Tom R. Andersson , J. Scott Hosking , Maria Pérez-Ortiz , Brooks Paige , Andrew Elliott , Chris Russell, Stephen Law, Dan Jones , Jeremy Wilkinson, Tony Phillips , Steffen Tietsche , Beena Sarojini , Eduardo Blanchard-Wrigglesworth, Yevgeny Aksenov , Rod Downie, Emily Shuckburgh 

Anthropogenic warming has led to an unprecedented year-round reduction in Arctic sea ice extent. This has far-reaching consequences for indigenous and local communities, polar ecosystems, and global climate, motivating the need for accurate seasonal sea ice forecasts. While physics-based dynamical models can successfully forecast sea ice concentration several weeks ahead, they struggle to outperform simple statistical models at longer lead times. We present a probabilistic, deep learning sea ice forecasting system, IceNet. The system has been trained on climate simulations and observational data to forecast the next 6 months of monthly-averaged sea ice concentration maps.
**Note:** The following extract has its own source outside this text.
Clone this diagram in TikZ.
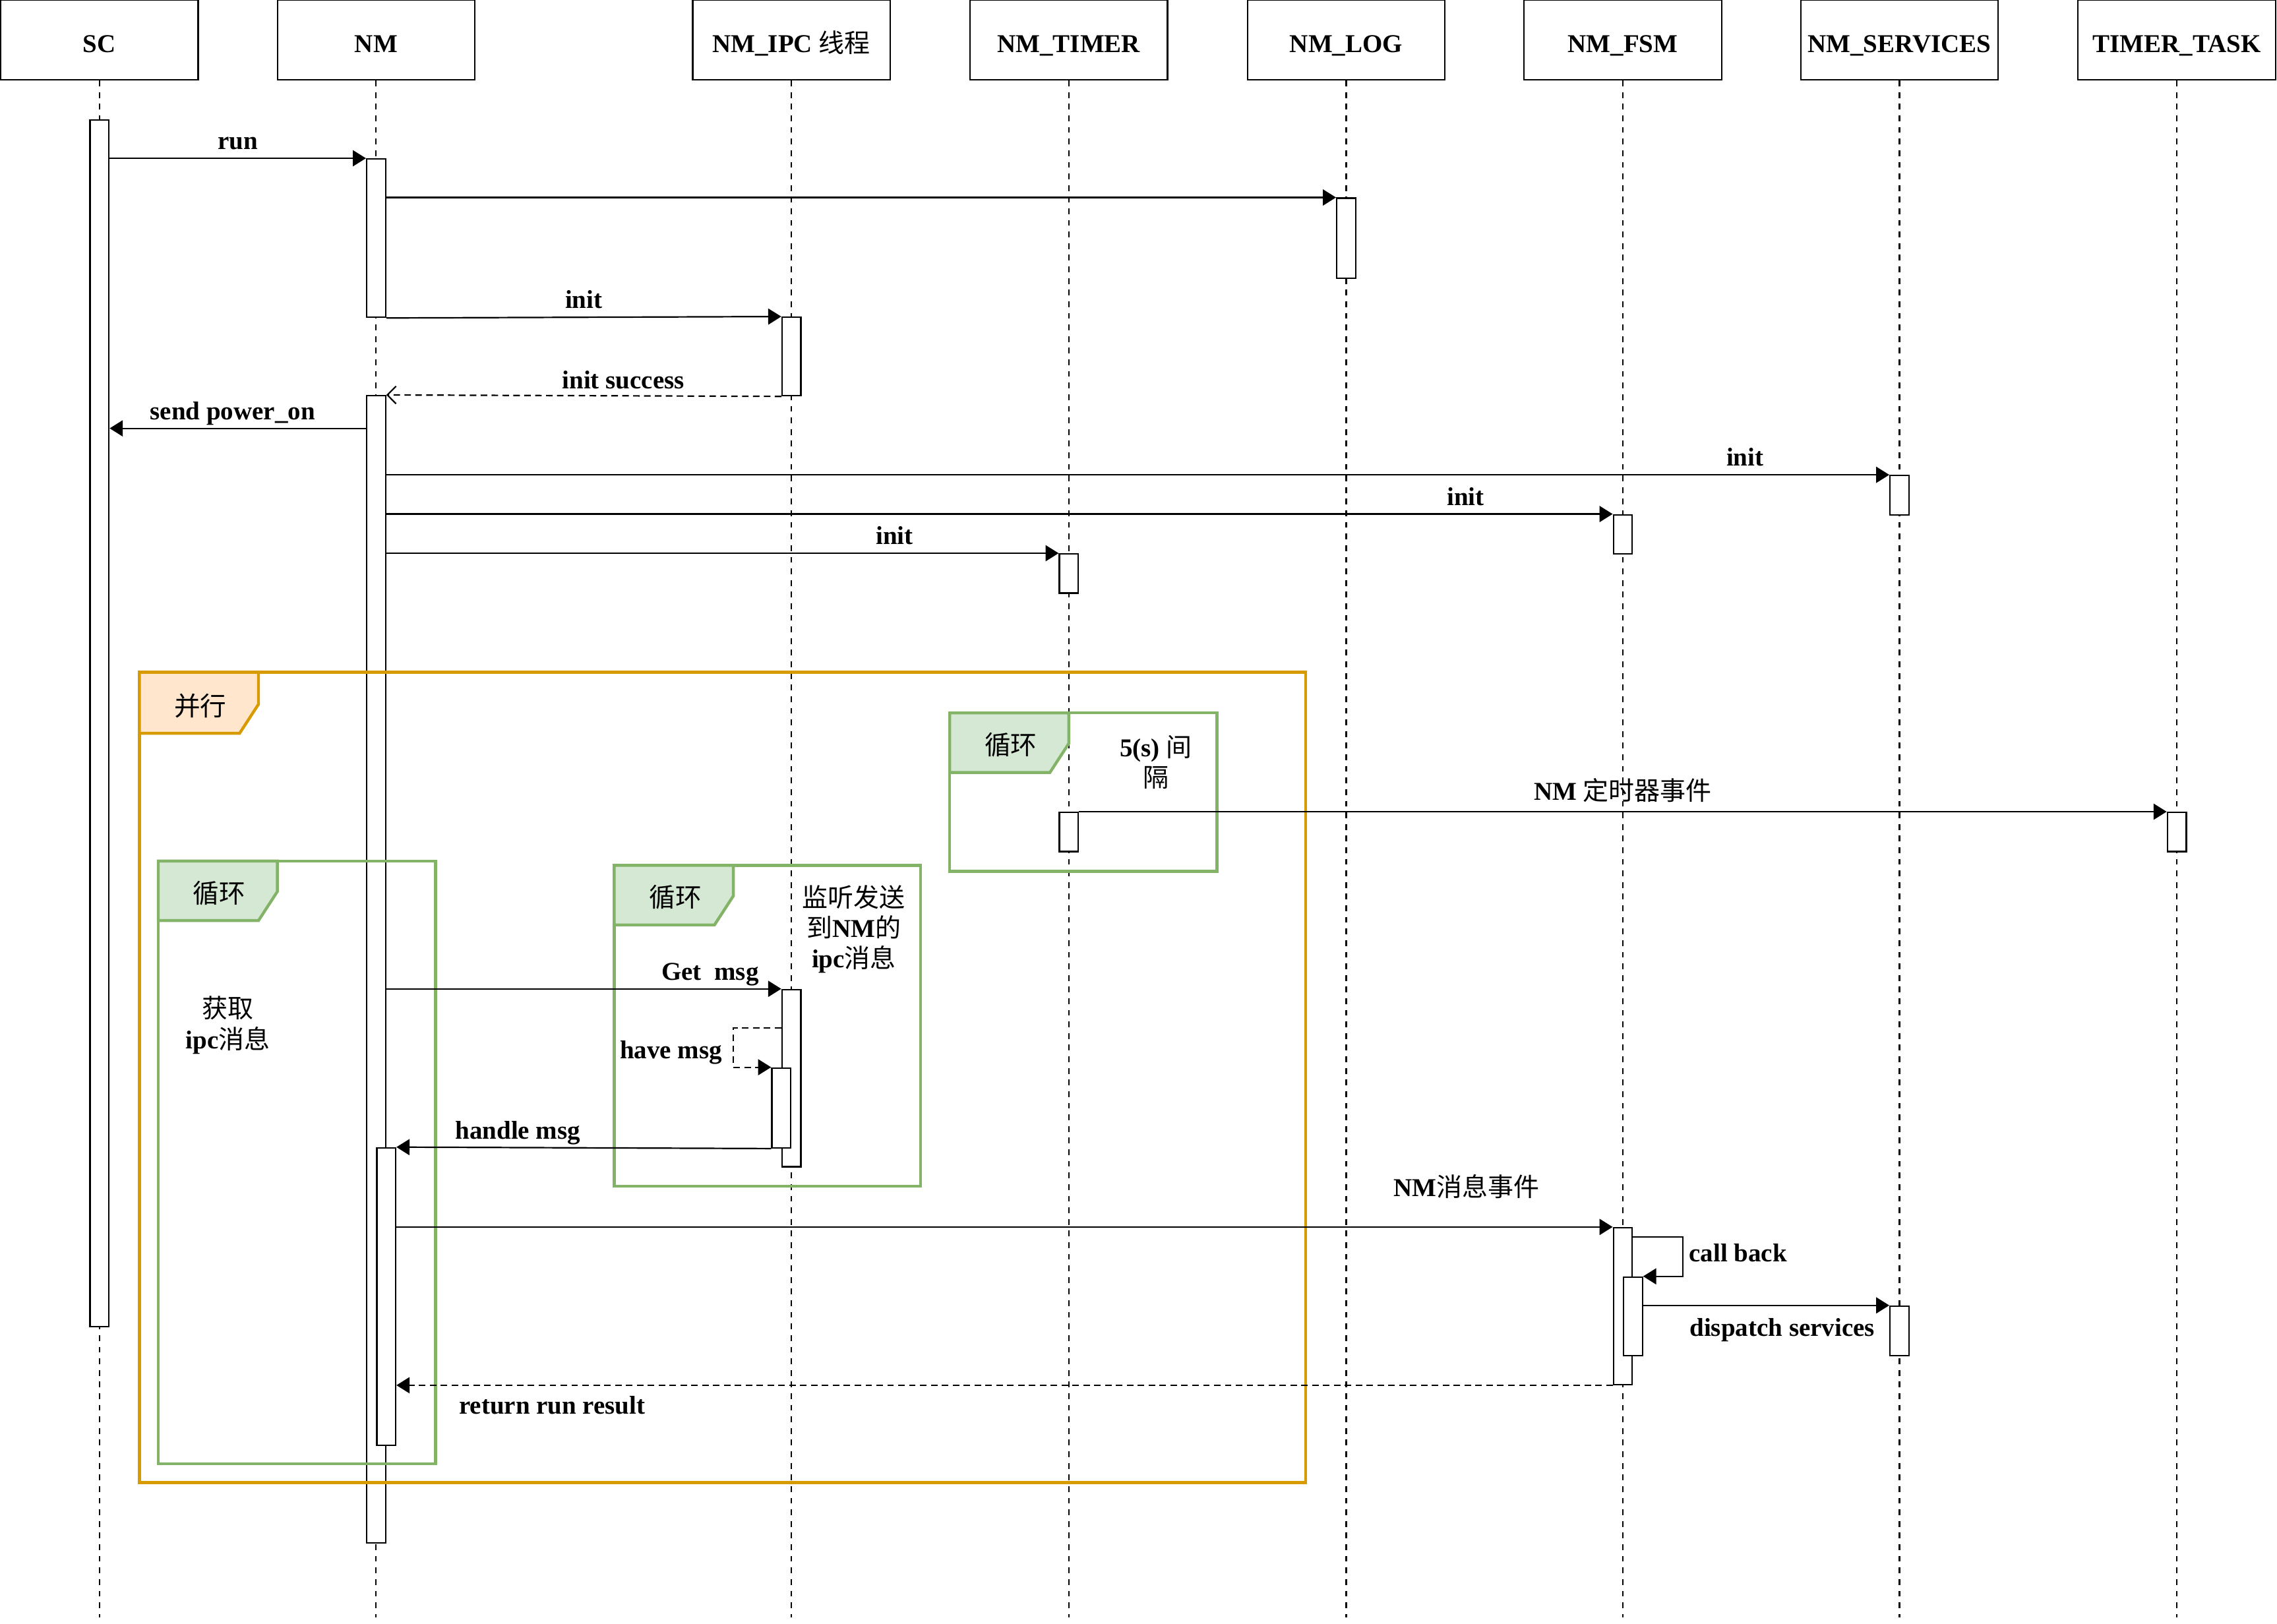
\documentclass[tikz,border=0pt]{standalone}
\usepackage{fontspec}
\setmainfont{Liberation Serif}
\newfontfamily\cjk{Noto Sans CJK SC}
\newcommand{\zh}[1]{{\cjk\mdseries #1}}
\usetikzlibrary{arrows.meta}
\definecolor{parline}{HTML}{D79B00}
\definecolor{parfill}{HTML}{FFE6CC}
\definecolor{loopline}{HTML}{82B366}
\definecolor{loopfill}{HTML}{D5E8D4}
\tikzset{
  head/.style={draw, line width=1pt, minimum width=136pt, minimum height=55pt, inner sep=0pt, text height=17.6pt, text depth=0pt, font=\fontsize{17.7}{21}\selectfont\bfseries},
  life/.style={line width=1pt, dash pattern=on 4pt off 4pt},
  bar/.style={draw, fill=white, line width=1pt, anchor=north, minimum width=13pt, inner sep=0pt},
  msg/.style={line width=1pt, -{Triangle[length=9pt,width=11pt]}},
  selfmsg/.style={msg, dash pattern=on 4.5pt off 3pt},
  reply/.style={line width=1pt, dash pattern=on 4.5pt off 3pt, -{Straight Barb[length=6pt,width=12pt]}},
  lbl/.style={font=\fontsize{17.7}{21}\selectfont\bfseries, anchor=base, inner sep=0pt},
  note/.style={font=\fontsize{17.7}{21}\selectfont\bfseries, align=center, inner sep=0pt},
  partab/.style={line width=2pt, draw=parline, fill=parfill},
  looptab/.style={line width=2pt, draw=loopline, fill=loopfill},
  tabtxt/.style={font=\fontsize{18}{21}\selectfont\cjk, inner sep=0pt}
}
\begin{document}
\begin{tikzpicture}[x=1pt,y=-1pt]
\useasboundingbox (0,0) rectangle (1568,1118.4);
\node at (68.5,27.5) [head] (sc) {SC};
\node at (259,27.5) [head] (nm) {NM};
\node at (545,27.5) [head] (ipc) {NM\_IPC \zh{线程}};
\node at (736,27.5) [head] (tmr) {NM\_TIMER};
\node at (927,27.5) [head] (log) {NM\_LOG};
\node at (1117.5,27.5) [head] (fsm) {NM\_FSM};
\node at (1308,27.5) [head] (srv) {NM\_SERVICES};
\node at (1499,27.5) [head] (task) {TIMER\_TASK};
\foreach \n in {sc,nm,ipc,tmr,log,fsm,srv,task}
  \draw[life] (\n.south) -- (\n.south |- 0,1114);

\node at (sc |- 0,82) [bar, minimum height=831pt] (scA) {};
\node at (nm |- 0,109) [bar, minimum height=109pt] (nmA) {};
\node at (log |- 0,136) [bar, minimum height=55pt] (logA) {};
\node at (ipc |- 0,218) [bar, minimum height=54pt] (ipcA) {};
\node at (nm |- 0,272) [bar, minimum height=790pt] (nmB) {};
\node at (srv |- 0,327) [bar, minimum height=27pt] (srvA) {};
\node at (fsm |- 0,354) [bar, minimum height=27pt] (fsmA) {};
\node at (tmr |- 0,381) [bar, minimum height=27pt] (tmrA) {};
\node at (tmr |- 0,559) [bar, minimum height=27pt] (tmrB) {};
\node at (task |- 0,559) [bar, minimum height=27pt] (taskA) {};
\node at (ipc |- 0,681) [bar, minimum height=122pt] (ipcB) {};
\node at ([xshift=-7pt]ipc |- 0,735) [bar, minimum height=55pt] (ipcC) {};
\node at ([xshift=7pt]nm |- 0,790) [bar, minimum height=205pt] (nmC) {};
\node at (fsm |- 0,845) [bar, minimum height=108pt] (fsmB) {};
\node at ([xshift=7pt]fsm |- 0,879) [bar, minimum height=54pt] (fsmC) {};
\node at (srv |- 0,899) [bar, minimum height=34pt] (srvB) {};

\draw[line width=2pt, parline] (96,463) rectangle (899,1021);
\draw[partab] (96,463) -- (178,463) -- (178,485) -- (165,505) -- (96,505) -- cycle;
\node at (138,486) [tabtxt] (partxt) {并行};
\draw[line width=2pt, loopline] (109,593) rectangle (300,1008);
\draw[looptab] (109,593) -- (191,593) -- (191,614) -- (178,634) -- (109,634) -- cycle;
\node at (151,615) [tabtxt] (loopltxt) {循环};
\draw[line width=2pt, loopline] (423,596) rectangle (634,817);
\draw[looptab] (423,596) -- (505,596) -- (505,617) -- (492,637) -- (423,637) -- cycle;
\node at (465,618) [tabtxt] (loopmtxt) {循环};
\draw[line width=2pt, loopline] (654,491) rectangle (838,600);
\draw[looptab] (654,491) -- (736,491) -- (736,512) -- (723,532) -- (654,532) -- cycle;
\node at (696,513) [tabtxt] (looptxt) {循环};

\node at (157,706) [note] (getipc) {\zh{获取}\\ipc\zh{消息}};
\node at (588,640) [note] (listen) {\zh{监听发送}\\\zh{到}NM\zh{的}\\ipc\zh{消息}};
\node at (796,525) [note] (interval) {5(s) \zh{间}\\\zh{隔}};

\draw[msg] (scA.east |- nmA.north) -- (nmA.north west) node[lbl, midway, yshift=6pt] {run};
\draw[msg] (nmA.east |- logA.north) -- (logA.north west);
\draw[msg] (nmA.south east) -- (ipcA.north west) node[lbl, midway, yshift=6pt] {init};
\draw[reply] (ipcA.south west) -- (nmB.north east) node[lbl, pos=0.4, yshift=5pt] {init success};
\draw[msg] (nmB.west |- 0,295) -- (scA.east |- 0,295) node[lbl, pos=0.52, yshift=6pt] {send power\_on};
\draw[msg] (nmB.east |- srvA.north) -- (srvA.north west) node[lbl, pos=0.904, yshift=6pt] {init};
\draw[msg] (nmB.east |- fsmA.north) -- (fsmA.north west) node[lbl, pos=0.88, yshift=6pt] {init};
\draw[msg] (nmB.east |- tmrA.north) -- (tmrA.north west) node[lbl, pos=0.756, yshift=6pt] {init};
\draw[msg] (tmrB.north east) -- (taskA.north west) node[lbl, midway, yshift=8pt] {NM \zh{定时器事件}};
\draw[msg] (nmB.east |- ipcB.north) -- (ipcB.north west) node[lbl, pos=0.82, yshift=6pt] {Get\ \ msg};
\draw[selfmsg] (ipcB.west |- 0,708) -| (505,735) -- (ipcC.north west);
\node at (462,729) [lbl] (havemsg) {have msg};
\draw[msg] (ipcC.south west) -- (nmC.north east) node[lbl, pos=0.676, yshift=6pt] {handle msg};
\draw[msg] (nmC.east |- fsmB.north) -- (fsmB.north west) node[lbl, pos=0.88, yshift=21pt] {NM\zh{消息事件}};
\draw[msg] (fsmB.east |- 0,852) -| (1159,879) -- (fsmC.north east);
\node at (1163,869) [lbl, anchor=base west] (callback) {call back};
\draw[msg] (fsmC.east |- srvB.north) -- (srvB.north west) node[lbl, pos=0.565, yshift=-21pt] {dispatch services};
\draw[selfmsg] (fsmB.south west) -- (nmC.east |- fsmB.south) node[lbl, pos=0.872, yshift=-20pt] {return run result};
\end{tikzpicture}
\end{document}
We show that IceNet advances the range of accurate sea ice forecasts, outperforming a state-of-the-art dynamical model in seasonal forecasts of summer sea ice, particularly for extreme sea ice events. This step-change in sea ice forecasting ability brings us closer to conservation tools that mitigate risks associated with rapid sea ice loss.